Gore's team scored a victory when the Supreme Court of Florida, seven justices all appointed by Democrats, refused to stop recounts that Harris has tried to stop.
Bush's legal team had joined Harris in asking the court to order counties to halt manual recounts and consolidate all election lawsuits in one Tallahassee court. They were also fighting the recount on the federal appellate level in Atlanta.
Gore's legal advisers, who say vote-counting machines had undercounted the vice president's vote and only human examination of each ballot can resolve the issue, responded by asking the state Supreme Court to take charge of the recount issue.
With eight days elapsed since the nation voted and still no president-elect, the fight for the White House came down to legal punch and counterpunch with new developments almost hourly.
The Florida Supreme Court issued a one-page ruling turning down Harris' petition but left open the possibility she could take her case to other courts.
On the federal court level, the 11th U.S. Circuit Court of Appeals in Atlanta agreed on Wednesday to hear another Republican bid to end manual recounts. The full 12-judge court will hear appeals of lower court opinions that there was no federal jurisdiction involved in the Florida election.
Underscoring the constantly changing political landscape, two Democratic counties at the center of the hand-counting controversy in Florida changed positions.
Palm Beach County had planned to start the hand recount early on Wednesday but then decided to wait for a judicial ruling. Broward County officials decided to go ahead with a recount after earlier this week voting not to.
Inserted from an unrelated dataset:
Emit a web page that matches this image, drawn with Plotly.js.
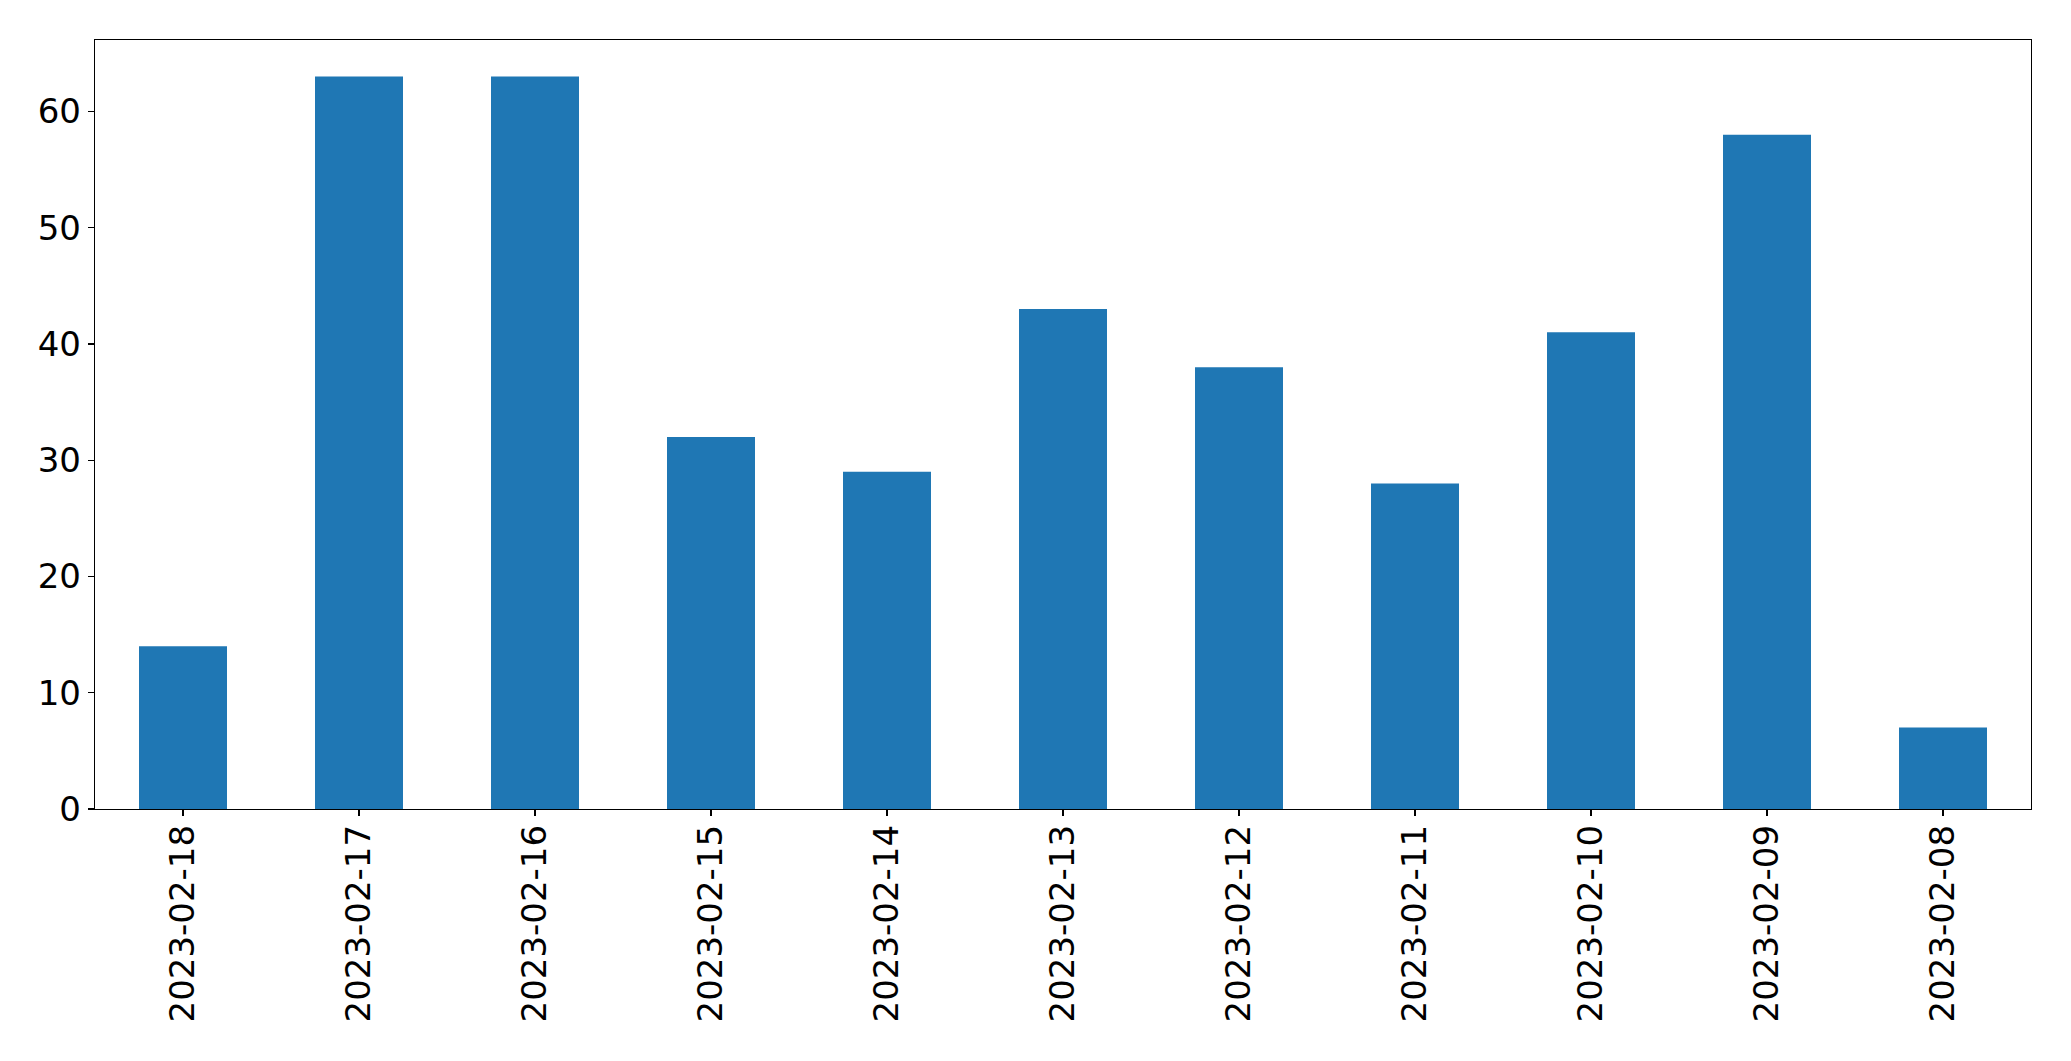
<!DOCTYPE html>
<html>
<head>
<meta charset="utf-8">
<script src="https://cdn.plot.ly/plotly-3.0.1.min.js"></script>
<style>html,body{margin:0;padding:0;background:#fff;}#chart{width:2071px;height:1061px;}</style>
</head>
<body>
<div id="chart"></div>
<script>
const categories = ["2023-02-18","2023-02-17","2023-02-16","2023-02-15","2023-02-14","2023-02-13","2023-02-12","2023-02-11","2023-02-10","2023-02-09","2023-02-08"];
const values = [14, 63, 63, 32, 29, 43, 38, 28, 41, 58, 7];
const yTicks = [0, 10, 20, 30, 40, 50, 60];

const trace = {
  type: 'bar',
  x: categories,
  y: values,
  width: 0.5,
  marker: {color: '#1f77b4', line: {width: 0}},
  hoverinfo: 'x+y'
};

const layout = {
  width: 2071,
  height: 1061,
  paper_bgcolor: '#ffffff',
  plot_bgcolor: '#ffffff',
  margin: {l: 94.5, r: 39.5, t: 39.5, b: 252, pad: 0},
  showlegend: false,
  font: {family: 'DejaVu Sans', size: 34, color: '#000000'},
  xaxis: {
    type: 'category',
    range: [-0.5, 10.5],
    tickangle: -90,
    ticks: 'outside',
    ticklen: 6,
    tickwidth: 1.3,
    tickcolor: '#000',
    ticklabelstandoff: -5,
    showline: true,
    linecolor: '#000',
    linewidth: 1.3,
    mirror: true,
    showgrid: false,
    zeroline: false,
    tickfont: {family: 'DejaVu Sans', size: 34, color: '#000'}
  },
  yaxis: {
    range: [0, 66.15],
    tickvals: yTicks,
    ticktext: yTicks.map(String),
    ticks: 'outside',
    ticklen: 6,
    tickwidth: 1.3,
    tickcolor: '#000',
    showline: true,
    linecolor: '#000',
    linewidth: 1.3,
    mirror: true,
    showgrid: false,
    zeroline: false,
    tickfont: {family: 'DejaVu Sans', size: 34, color: '#000'}
  }
};

Plotly.newPlot('chart', [trace], layout, {displayModeBar: false, staticPlot: true});
</script>
</body>
</html>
Election officials in Palm Beach, Broward and Miami-Dade counties met a 2 p.m. EST (1900 GMT) deadline set by Harris for counties to provide written explanations why they needed to continue to count ballots. They argued the hand counting had turned up evidence of initial miscounts.
"Clearly the results of the manual recount could affect the outcome of this very close presidential election if the manual recounts in the other precincts also vary in this degree from the machine count,"wrote Palm Beach's canvassing board chairman, Judge Charles Burton Burton.
An official state count of reports submitted from all 67 counties showed on Tuesday that Bush had 2,910,492 votes to 2,910,192 for Gore.
Those totals will change at least once more when all the overseas mail-in ballots are counted. There was a midnight Friday (0500 GMT on Saturday) deadline for those ballots to be received.
Gore's team was trying to make that deadline less hard-and-fast and allow more time to complete the hand counts, which cover more than 460,000 votes in Palm Beach and more than 500,000 in Broward.
Harris began Wednesday's legal skirmishing by filing an 11-page petition asking Florida's Supreme Court to order Miami-Dade, Broward and Palm Beach counties to suspend manual recounts until the courts determine whether election results certified on Tuesday can be modified.
She also asked the Supreme Court to make a Leon County Circuit Court the "exclusive venue"for any proceeding to contest the presidential election.
Bush's legal team joined the lawsuit later in the day saying the initial vote tally and the mandatory recount resulted in most voters in Florida choosing the Texas governor as president.
But Gore's campaign then said it would ask the state's Supreme Court to quickly resolve the issue of recounts.
"We will be asking the Supreme Court of Florida itself to resolve critical questions,"said former Secretary of State Warren Christopher, observing the recount for Gore.
Gore legal adviser David Boies said his campaign's petition would also ask the high court to set a "reasonable"deadline for the recounts, adding he expected the turmoil over the undecided election to end within days.